Word of this reaches the grieving Viserys, and enraged, he summons his brother before him as he sits the Iron Throne. He orders Daemon to leave King’s Landing and return to his wife, Rhea (for whom Daemon makes no secret of his dislike), making it clear he is no longer heir to the throne. If he isn’t, then who is?
Rhaenyra, that’s who! After his argument with Daemon, Viserys meets with Rhaenyra and asks her what she sees when she looks at the Targaryen dragons. “I suppose I see us,” she says. “Everyone says Targaryens are closer to gods than to men, but they say that because of our dragons. Without them, we’re just like everyone else.” After stressing to her that the Targaryens do not control their dragons (“They’re a power men should not have trifled with”), he tells her he is naming her his heir… and lets her in on a secret that’ll become relevant in 100-ish years about the brewing darkness beyond the wall. He also gives her a dagger, which some fans might recognize as the same that Arya (Maisie Williams) used to kill the Night King.

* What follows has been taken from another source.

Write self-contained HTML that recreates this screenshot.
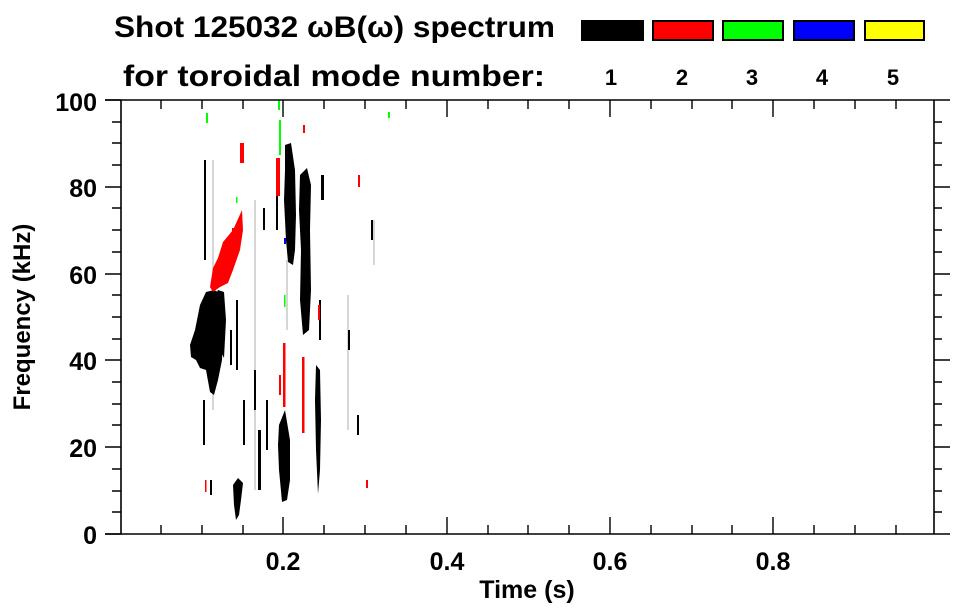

After that, the matter of succession is settled. Dressed in resplendent royal finery, Rhaenyra stands before representatives from the great houses as they pledge their loyalty to House Targaryen, and to her. But if Alicent’s expression is any indication, she’s not necessarily pleased to find her best friend coming into power—and her father’s insistence that she go “to comfort” the king while wearing one of her late mother’s dresses feels less friendly and more like moving a chess piece in a game of power. And of course, there’s still Daemon to consider, who soars away from King’s Landing atop his dragon with one of the women from the brothel. The succession might be settled, but trouble’s undoubtedly brewing for House Targaryen… and, as Rhaenyra said in the episode’s initial voice-over, “the only thing that can tear apart the house of the dragon is itself.”